Ah, now I understand what @rossberg meant. It was what you suggested in https://github.com/WebAssembly/exception-handling/issues/29#issuecomment-340012257. Yeah, we actually might be able to use this to solve this. This can incur code size increase, but I don't think that would be significant. I have to check if this can cover all the cases.

This is equivalent to adding a depth argument to rethrow (as in br or br_if). Does that mean we remove the original depth argument of rethrow, which specifies which exception object to rethrow? We don't seem to use it anywhere actually. Or do we keep both arguments?

eholk commented 6 years ago

It seems like having the depth argument be how many blocks out to throw instead of which exception to rethrow is more useful, so I think I'd be in favor of that change.

On Tue, Dec 19, 2017 at 4:11 PM Heejin Ahn notifications@github.com wrote:

@rossberg https://github.com/rossberg @eholk https://github.com/eholk

Ah, now I understand what @rossberg https://github.com/rossberg meant. It was what you suggested in WebAssembly/exception-handling#29 (comment) https://github.com/WebAssembly/exception-handling/issues/29#issuecomment-340012257. Yeah, we actually might be able to use this to solve this. This can incur code size increase, but I don't think that would be significant. I have to check if this can cover all the cases.

This is equivalent to adding a depth argument to rethrow (as in br or br_if). Does that mean we remove the original depth argument of rethrow, which specifies which exception object to rethrow? We don't seem to use it anywhere actually. Or do we keep both arguments?

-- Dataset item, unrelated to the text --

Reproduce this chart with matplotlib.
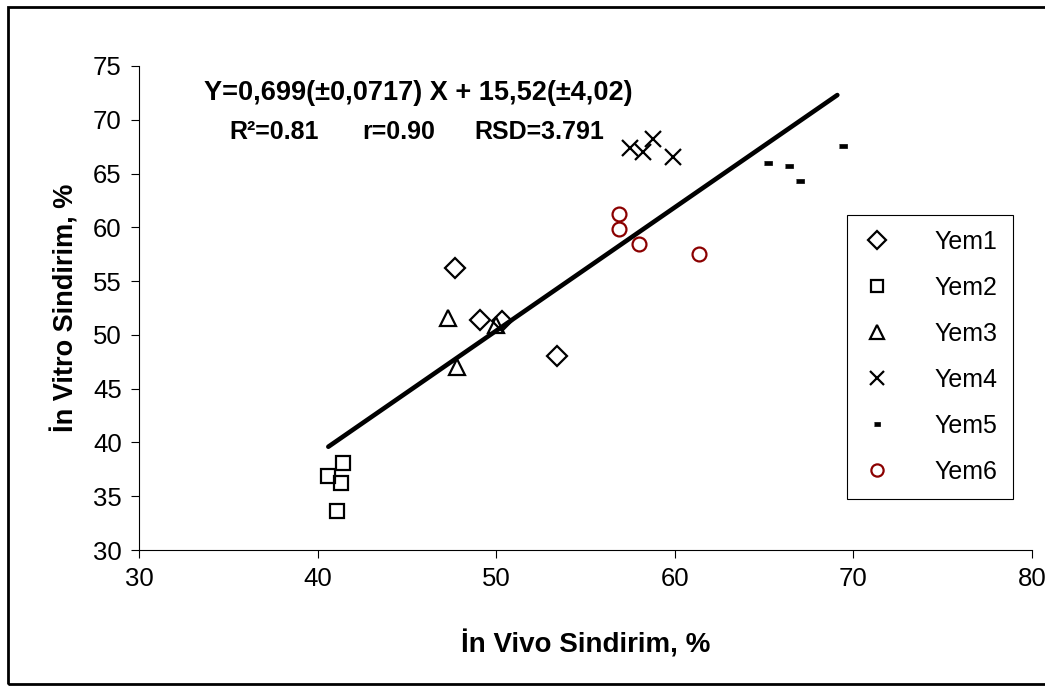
import matplotlib
matplotlib.use("Agg")
import matplotlib.pyplot as plt
from matplotlib.patches import Rectangle

plt.rcParams['font.family'] = ['Liberation Sans', 'DejaVu Sans']

# veriler
yem1_x = [47.7, 49.1, 50.3, 53.4]
yem1_y = [56.2, 51.4, 51.3, 48.0]
yem2_x = [41.4, 40.6, 41.3, 41.1]
yem2_y = [38.1, 36.9, 36.2, 33.6]
yem3_x = [47.3, 47.8, 50.0]
yem3_y = [51.6, 47.0, 50.9]
yem4_x = [57.5, 58.2, 58.8, 59.9]
yem4_y = [67.4, 67.0, 68.2, 66.5]
yem5_x = [65.2, 66.4, 67.0, 69.4]
yem5_y = [66.0, 65.7, 64.3, 67.6]
yem6_x = [56.9, 56.9, 58.0, 61.35]
yem6_y = [61.2, 59.8, 58.45, 57.5]
line_x = [40.6, 69.1]
line_y = [39.6, 72.3]

xticks = [30, 40, 50, 60, 70, 80]
yticks = [30, 35, 40, 45, 50, 55, 60, 65, 70, 75]

fig = plt.figure(figsize=(10.45, 6.86), dpi=100)
ax = fig.add_axes([139/1045, 1-550/686, (1032-139)/1045, (550-66)/686])

# trend cizgisi isaretlerin ustunde
ax.plot(line_x, line_y, color='black', lw=3.3, solid_capstyle='round', zorder=5)

mk = dict(linestyle='none', mfc='none', mew=1.6, zorder=4)
ax.plot(yem1_x, yem1_y, marker='D', ms=10.5, mec='black', label='Yem1', **mk)
ax.plot(yem2_x, yem2_y, marker='s', ms=10, mec='black', label='Yem2', **mk)
ax.plot(yem3_x, yem3_y, marker='^', ms=11, mec='black', label='Yem3', **mk)
ax.plot(yem4_x, yem4_y, marker='x', ms=11, mec='black', label='Yem4', **mk)
dash = [(-1, -0.45), (1, -0.45), (1, 0.45), (-1, 0.45)]
ax.plot(yem5_x, yem5_y, marker=dash, ms=5.5, mec='black', mfc='black',
        mew=0.5, linestyle='none', label='Yem5', zorder=4)
ax.plot(yem6_x, yem6_y, marker='o', ms=10, mec='#8B0000', label='Yem6', **mk)

ax.set_xlim(30, 80)
ax.set_ylim(30, 75)
ax.set_xticks(xticks)
ax.set_yticks(yticks)
ax.tick_params(direction='out', length=5.5, width=0.8, labelsize=18.5, pad=7)
ax.spines['top'].set_visible(False)
ax.spines['right'].set_visible(False)
ax.spines['left'].set_linewidth(0.8)
ax.spines['bottom'].set_linewidth(0.8)

ax.set_xlabel('İn Vivo Sindirim, %', fontsize=20, fontweight='bold', labelpad=28)
ax.set_ylabel('İn Vitro Sindirim, %', fontsize=19.5, fontweight='bold', labelpad=10)

fig.text(418/1045, 1-93/686, 'Y=0,699(±0,0717) X + 15,52(±4,02)', fontsize=19.5,
         fontweight='bold', ha='center', va='center')
fig.text(229/1045, 1-132/686, 'R²=0.81', fontsize=18, fontweight='bold', ha='left', va='center')
fig.text(362/1045, 1-132/686, 'r=0.90', fontsize=18, fontweight='bold', ha='left', va='center')
fig.text(474/1045, 1-132/686, 'RSD=3.791', fontsize=18, fontweight='bold', ha='left', va='center')

leg = ax.legend(loc='upper left', bbox_to_anchor=(847/1045, 1-215/686),
                bbox_transform=fig.transFigure, fontsize=18, frameon=True,
                fancybox=False, edgecolor='black', framealpha=1, markerscale=0.88,
                labelspacing=0.88, handlelength=1.2, handletextpad=1.7,
                borderpad=0.6, borderaxespad=0)
leg.get_frame().set_linewidth(0.8)

frame = Rectangle((8/1045, 1-684/686), 1.2, (684-7)/686, transform=fig.transFigure,
                  fill=False, lw=2, edgecolor='black', clip_on=False)
fig.add_artist(frame)

fig.savefig('out.png', dpi=100)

— You are receiving this because you were mentioned. Reply to this email directly, view it on GitHub https://github.com/WebAssembly/host-bindings/issues/10#issuecomment-352925509, or mute the thread https://github.com/notifications/unsubscribe-auth/AAGdJqxQspg1Bk4LwCjk4mjtgYJlfUyTks5tCFCxgaJpZM4Q6jpg .

rossberg commented 6 years ago

@aheejin, @eholk, yes, that's the rough idea. Good point about other throws, though. Code that throws in (1), (2), (3) could either be handled the way @eholk suggests, or by also having a target label on throw itself to skip over the inner try -- which admittedly makes this proposal increasingly less attractive.

As said above, the proposal would imply having two labels on rethrow, because the motivation for having the source label is independent of this use case, it being a general composability argument (e.g. if you need to nest try into handlers).

But I'm also thinking through the first-class exceptions alternative some more. I'm positive that we could come up with an adequate semantics if we give up on deep handlers -- which might not fly anyway in a low-level language. (Unfortunately, I'm off into vacation now, but back in 2 weeks.)

aheejin commented 6 years ago

@rossberg

Code that throws in (1), (2), (3) could either be handled the way @eholk suggests, or by also having a target label on throw itself to skip over the inner try -- which admittedly makes this proposal increasingly less attractive

The bigger problem is it is not even going to be a throw - in most cases it's gonna be a call that might throw. I'm not actually against attaching a depth to throw instruction, but modifying call instruction so it can have a depth or creating the second call' instruction that can take a depth sounds a like a bigger and less attractive change.

rossberg commented 6 years ago

@aheejin, right, good point.

aheejin commented 5 years ago

Closing this, since we decided to make except_ref as a subtype of anyref.